→ **WHAT THE TASK REQUIRES**
Restate all of the data exactly.

→ **PROVIDED DATA**
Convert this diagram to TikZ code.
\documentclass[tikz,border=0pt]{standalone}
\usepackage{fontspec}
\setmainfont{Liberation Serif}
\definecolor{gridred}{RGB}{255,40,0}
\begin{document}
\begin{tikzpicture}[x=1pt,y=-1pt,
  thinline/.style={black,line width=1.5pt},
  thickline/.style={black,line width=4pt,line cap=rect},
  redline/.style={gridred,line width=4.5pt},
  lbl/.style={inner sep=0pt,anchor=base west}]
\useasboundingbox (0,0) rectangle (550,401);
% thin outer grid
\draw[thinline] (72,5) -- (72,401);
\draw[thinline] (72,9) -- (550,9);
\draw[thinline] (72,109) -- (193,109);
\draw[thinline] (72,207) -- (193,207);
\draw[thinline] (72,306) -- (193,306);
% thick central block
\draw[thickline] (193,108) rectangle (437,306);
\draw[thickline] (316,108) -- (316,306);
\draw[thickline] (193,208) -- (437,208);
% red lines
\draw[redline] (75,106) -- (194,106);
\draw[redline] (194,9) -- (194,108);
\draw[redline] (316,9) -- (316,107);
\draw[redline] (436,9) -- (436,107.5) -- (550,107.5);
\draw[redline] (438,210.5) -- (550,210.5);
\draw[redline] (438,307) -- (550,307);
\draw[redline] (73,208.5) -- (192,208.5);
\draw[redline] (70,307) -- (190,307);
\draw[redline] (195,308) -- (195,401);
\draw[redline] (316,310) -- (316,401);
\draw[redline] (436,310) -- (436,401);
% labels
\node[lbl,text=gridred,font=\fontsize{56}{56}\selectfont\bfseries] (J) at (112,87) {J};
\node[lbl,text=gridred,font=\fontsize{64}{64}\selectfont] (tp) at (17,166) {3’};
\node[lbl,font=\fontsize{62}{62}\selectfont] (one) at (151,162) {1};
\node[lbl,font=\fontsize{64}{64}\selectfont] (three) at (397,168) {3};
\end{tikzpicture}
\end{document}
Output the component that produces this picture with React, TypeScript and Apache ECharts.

→ **SOLUTION FOR THIS PROBLEM**
Convert this diagram to TikZ code.
\documentclass[tikz,border=0pt]{standalone}
\usepackage{fontspec}
\setmainfont{Liberation Serif}
\definecolor{gridred}{RGB}{255,40,0}
\begin{document}
\begin{tikzpicture}[x=1pt,y=-1pt,
  thinline/.style={black,line width=1.5pt},
  thickline/.style={black,line width=4pt,line cap=rect},
  redline/.style={gridred,line width=4.5pt},
  lbl/.style={inner sep=0pt,anchor=base west}]
\useasboundingbox (0,0) rectangle (550,401);
% thin outer grid
\draw[thinline] (72,5) -- (72,401);
\draw[thinline] (72,9) -- (550,9);
\draw[thinline] (72,109) -- (193,109);
\draw[thinline] (72,207) -- (193,207);
\draw[thinline] (72,306) -- (193,306);
% thick central block
\draw[thickline] (193,108) rectangle (437,306);
\draw[thickline] (316,108) -- (316,306);
\draw[thickline] (193,208) -- (437,208);
% red lines
\draw[redline] (75,106) -- (194,106);
\draw[redline] (194,9) -- (194,108);
\draw[redline] (316,9) -- (316,107);
\draw[redline] (436,9) -- (436,107.5) -- (550,107.5);
\draw[redline] (438,210.5) -- (550,210.5);
\draw[redline] (438,307) -- (550,307);
\draw[redline] (73,208.5) -- (192,208.5);
\draw[redline] (70,307) -- (190,307);
\draw[redline] (195,308) -- (195,401);
\draw[redline] (316,310) -- (316,401);
\draw[redline] (436,310) -- (436,401);
% labels
\node[lbl,text=gridred,font=\fontsize{56}{56}\selectfont\bfseries] (J) at (112,87) {J};
\node[lbl,text=gridred,font=\fontsize{64}{64}\selectfont] (tp) at (17,166) {3’};
\node[lbl,font=\fontsize{62}{62}\selectfont] (one) at (151,162) {1};
\node[lbl,font=\fontsize{64}{64}\selectfont] (three) at (397,168) {3};
\end{tikzpicture}
\end{document}
Output the component that produces this picture with React, TypeScript and Apache ECharts.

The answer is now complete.